En cuanto a las últimas palabras, André Gide anota en su Diario el 13 de febrero de 1951, seis días antes de morir: «¡No! No puedo afafirmar que con el hinal de este cuaderno, del cuaderno, se habrá acabado todo; que habré puesto punto final. Quizá me venga el deseo de añadir toda todavia alguna cosa más. De añañadir qué se yo. De añadir. Quién sabe. En el último momento añadir todavía algo... Tengo la impresión de que aún podría estar más cansado. No sé qué hora es de la noche o de la mañana. ¿Me queda todavía algo que decir? ¿Decir una vez más qué sé yo qué? Mi lugar en el cielo, en relación al sol, no debe hacer que encuentre la aurora menos bella». (Souvenirs et voyages: Ainsi soit-il ou Les jeux sont faits). El día 15 escribe: «Vaya, todavía estoy aquí»; y el 17, dos días antes de morir: «es difícil irse» y «dejadme en paz».
La idea filosófica, el propósito y la materialización de esas últimas palabras los encarna Chateaubriand en Vie de Rancé, tomando distancia de la confesión estrictamente personal que representan sus Memorias de ultratumba. Es precisamente en aquella donde el autor escribe las que, poéticamente —aunque no de manera estricta, cronológicamente hablando— representan sus últimas palabras: «¡Represalias de la eterna justicia! Y bien, pueblo real de fantasmas—me cito a mí mismo (ya no soy más que el tiempo)—,¿querríais resucitar al precio de una corona? ¿Os sigue tentando el trono?... Movéis vuestras cabezas y volvéis a tenderos lentamente en vuestros ataúdes».
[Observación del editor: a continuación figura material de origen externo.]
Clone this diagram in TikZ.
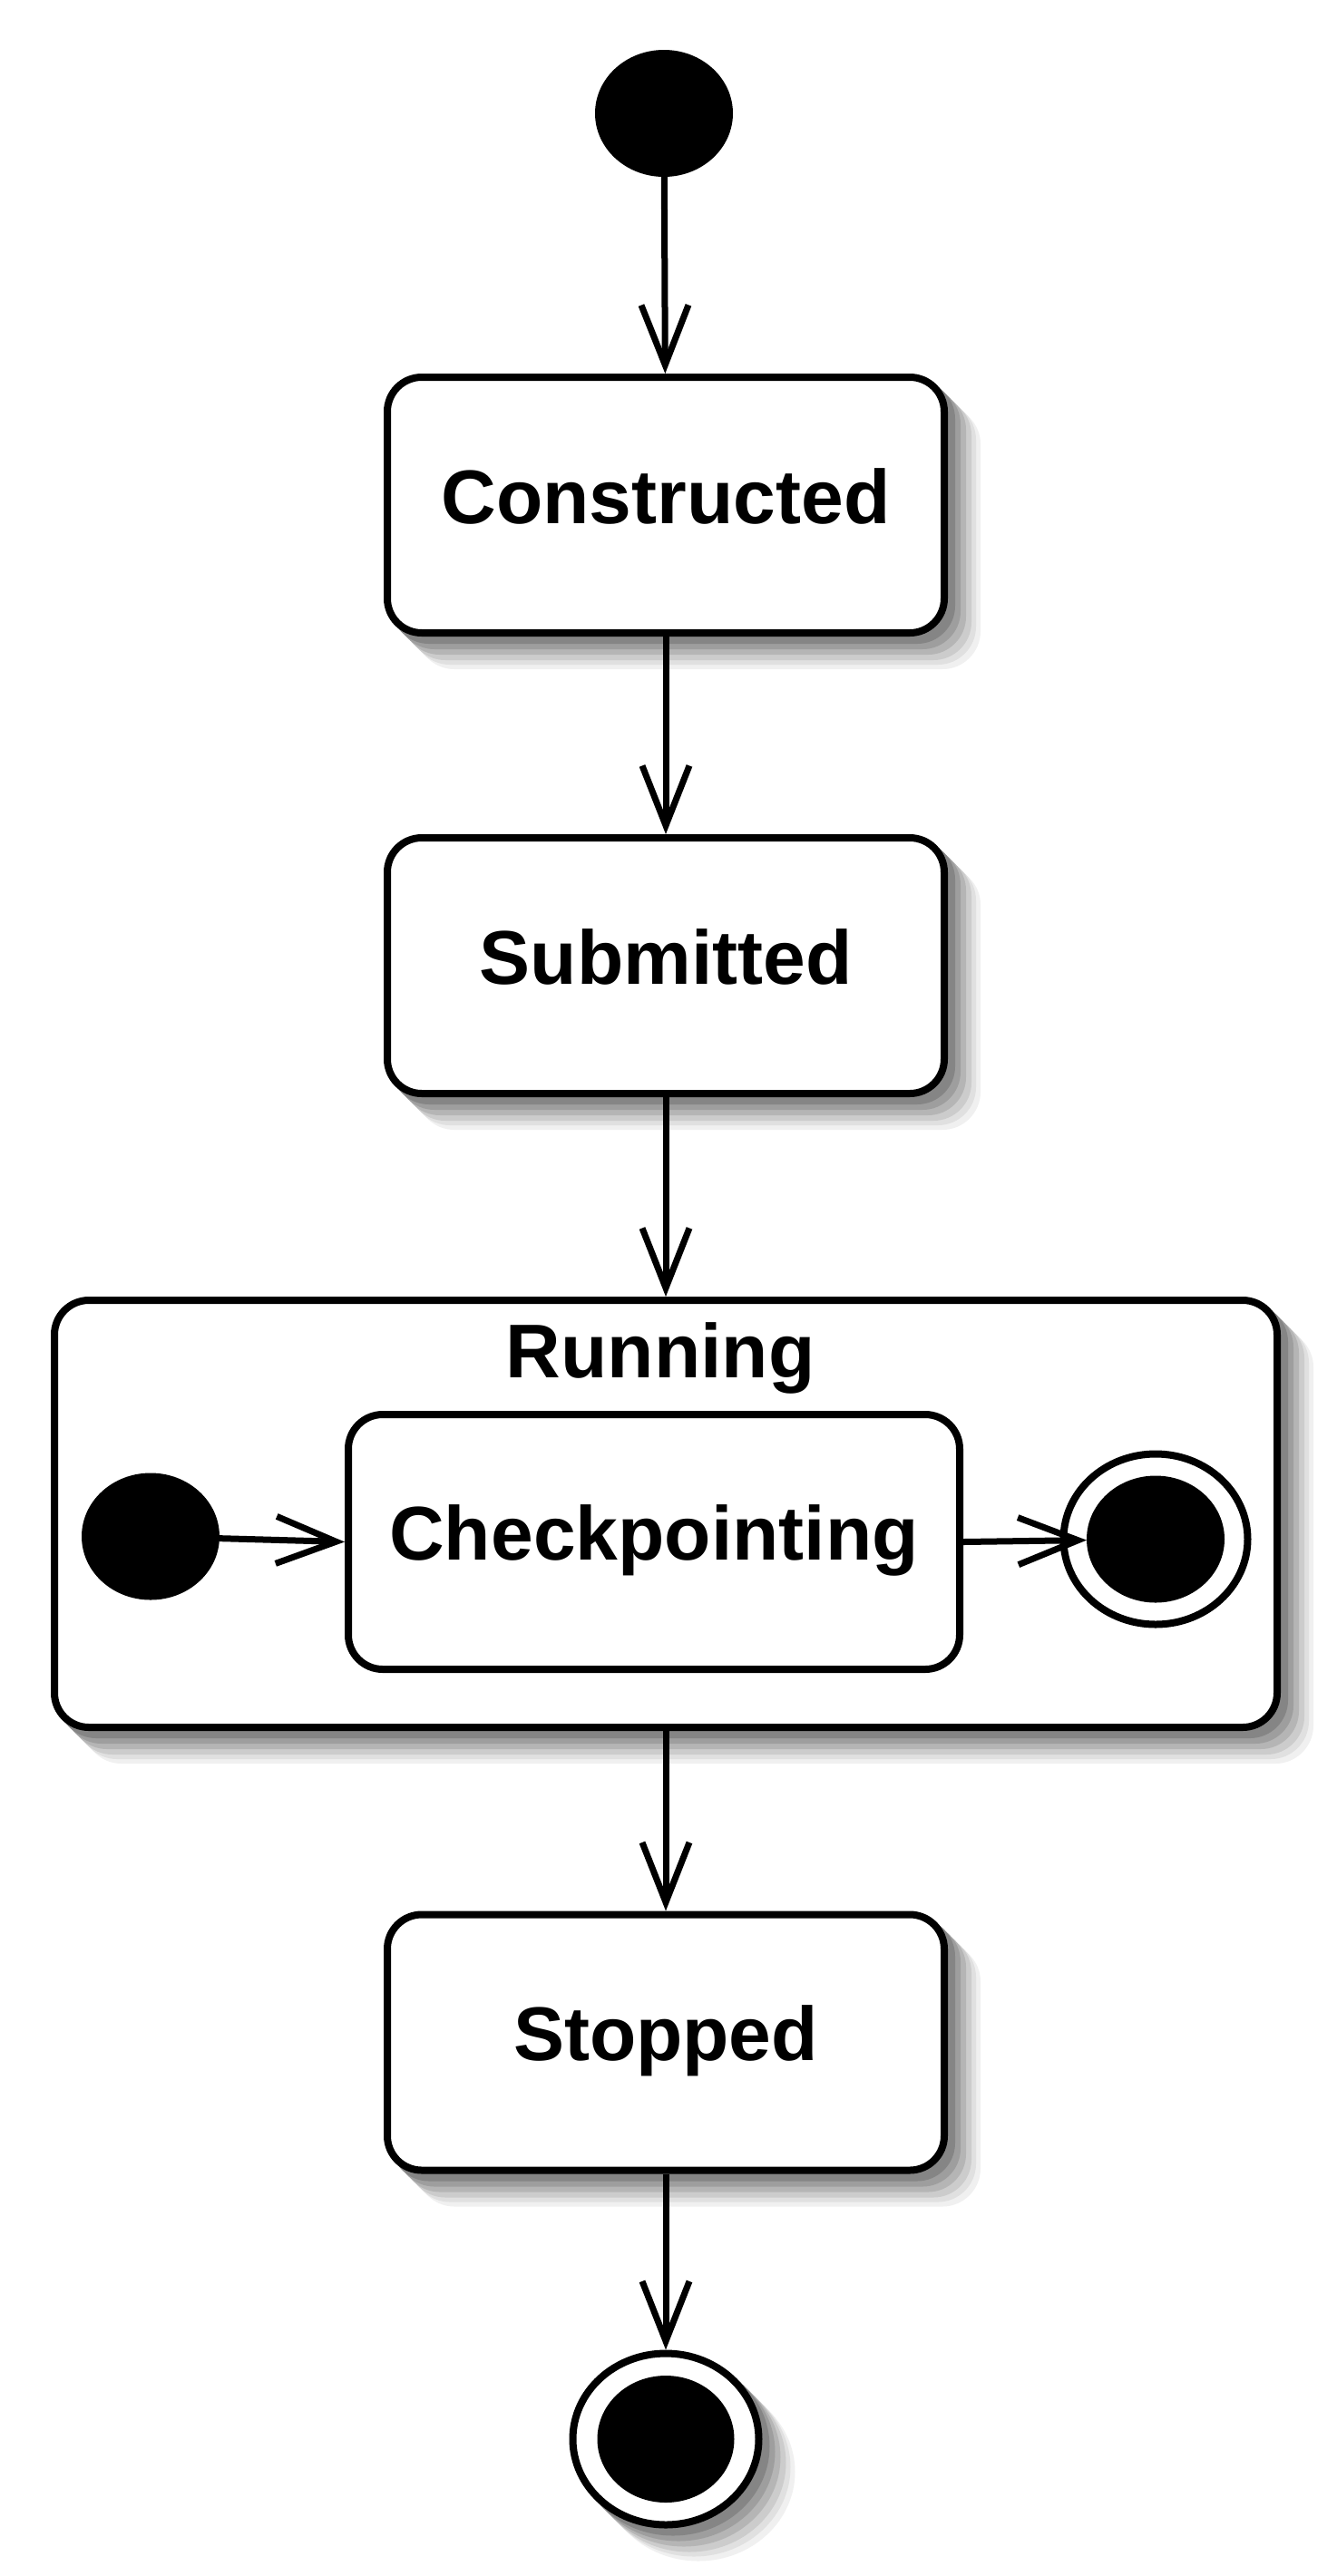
\documentclass[tikz,border=0pt]{standalone}
\usepackage{fontspec}
\setmainfont{Liberation Sans}
\usetikzlibrary{arrows.meta,shapes.geometric}
\tikzset{
  shlayer/.style 2 args={preaction={fill=black!#2, draw=black!#2, line width=8pt, transform canvas={xshift=#1pt, yshift=-#1pt}}},
  dropsh/.style={shlayer={36}{6}, shlayer={31}{12}, shlayer={26}{20}, shlayer={20}{29}, shlayer={14}{38}, shlayer={8}{48}},
  statebox/.style={rectangle, draw=black, line width=8pt, fill=white, rounded corners=38pt,
    minimum width=614pt, minimum height=282pt, text height=62pt, text depth=22pt, inner sep=0pt},
  compbox/.style={rectangle, draw=black, line width=8pt, fill=white, rounded corners=38pt,
    minimum width=1348pt, minimum height=471pt, inner sep=0pt},
  initst/.style={ellipse, fill=black, draw=none, minimum width=152pt, minimum height=140pt, inner sep=0pt, outer sep=0pt},
  finring/.style={ellipse, draw=black, line width=8pt, fill=white, minimum width=203pt, minimum height=188pt, inner sep=0pt},
  tr/.style={-{Straight Barb[length=66pt,width=52pt,sharp]}, line width=7pt, draw=black}
}
\begin{document}
\begin{tikzpicture}[x=1pt,y=-1pt,
  every node/.style={font=\fontsize{84}{100}\selectfont\bfseries}]
\path[use as bounding box, fill=white] (0,0) rectangle (1474,2841);

\node[initst] (start) at (732,125) {};
\node[statebox, dropsh] (cons) at (734,557) {Constructed};
\node[statebox, dropsh] (subm) at (734,1065) {Submitted};
\node[compbox, dropsh] (run) at (734,1669.5) {};
\node[anchor=base] (runlbl) at (728,1519) {Running};
\node[initst] (rinit) at (166,1694.5) {};
\node[statebox, minimum width=674pt, minimum height=281pt] (ckpt) at (721,1700.5) {Checkpointing};
\node[finring] (rfin) at (1274,1697.5) {};
\node[initst] (rfindot) at (1274,1697.5) {};
\node[statebox, dropsh] (stop) at (734,2252.5) {Stopped};
\node[finring, dropsh, minimum width=205pt, minimum height=189pt] (fin) at (734,2690) {};
\node[initst, minimum width=151pt] (findot) at (734,2690) {};

\draw[tr] (start) -- (cons);
\draw[tr] (cons) -- (subm);
\draw[tr] (subm) -- (run);
\draw[tr] (run) -- (stop);
\draw[tr] (stop) -- (fin);
\draw[tr] (rinit) -- (ckpt.west);
\draw[tr] (ckpt.east) -- (rfindot);
\end{tikzpicture}
\end{document}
Otro grafómano, Henry James, pone en boca de Dencombe, en The Middle Years: «Una segunda oportunidad: esa es la vana ilusión. Jamás ha habido más que una. Trabajamos a ciegas; hacemos lo que podemos; damos lo que tenemos. Nuestra duda es nuestra pasión y nuestra pasión es nuestra misión. El resto es la locura del arte». Descombe, como Aschenbach, en Muerte en Venecia, y como Bergotte, en A la busca del tiempor perdido, muere sin haber logrado ejecutar su obra maestra.
«[...] todos los poetas, toda la poesía se mezclan en un único canto inmortal; todas las literaturas no son más que una; no hay más que un solo escritor que se reencarna bajo sucesivas apariencias durante el transcurso de los siglos, indefinidamente. Esta leyenda palingenésica, introducida en su variante proustiana, se remonta muy atrás. Al final, no hay más que un único escritor continuamente renaciendo y deambulando por la literatura».
Si los escritores mueren, lo que permanece es la literatura: Shelley, Emerson y Valéry abogaron por esa permanencia, la de una sola literatura cuyas manifestaciones temporales son solo fragmentos que contribuyen a su grandeza.
«Nunca se han separado del todo los eslabones sagrados de la cadena que, descendiendo a través de las almas de muchos hombres, une a los grandes espíritus y, como un imán, transmite el fluido invisible que a un tiempo une, anima y sustenta la vida de todos ellos. Es la facultad que contiene en su seno las semillas de su propia renovación y de la renovación social». P. B. Shelley, A Defence of Poetry.